The BNP had won the last general elections held in 2001, and reckoned that the solid vote-bank of its ally, the Jamaat-e-Islami, had given it a decisive advantage. The latter fully exploited the situation and under its patronage, Islamic fundamentalists as well as militant groups have taken firm root in Bangladesh. Islamic fundamentalist movements linked to al-Qaeda and the ISI are developing Bangladesh into a hub for terrorist operations in India and South-East Asia. Fazlul Rahman, a Bangladeshi militant leader, was one of the six signatories to Osama’s first declaration of holy war against the US in 1998. Investigations into terrorist attacks in Bangalore, Varanasi and Mumbai have revealed the involvement of Bangladeshi terrorists belonging to Harquat-ul-Jehad al-Islami and the Bangladesh chapter of the Jaish-e-Mohammad. The BNP government has clearly failed to deal with the problem effectively.

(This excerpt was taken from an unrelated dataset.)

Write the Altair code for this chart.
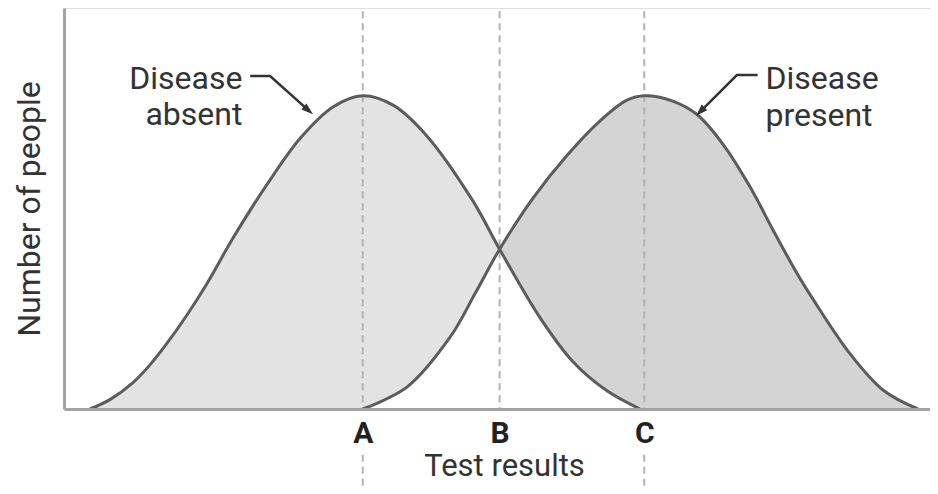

While victory for the Awami League-led alliance seems almost certain, the defeat of the BNP-Jamaat alliance alone will provide room for corrective measures to bring Bangladesh closer to its initial liberal moorings, which was the basis for its successful liberation struggle. This is important for the future of Bangladesh and would be welcomed both in the West and India. Bangladesh is the soft underbelly of India and what happens there has a direct impact on the security and the stability of India’s eastern and North-eastern states. It is in India’s interest that Bangladesh does not become a failed State and Bangladeshi politicians, too, need to come out of the time warp and give up their fear of friendship with India. Bangladesh’s future lies not in confrontation but close cooperation with India.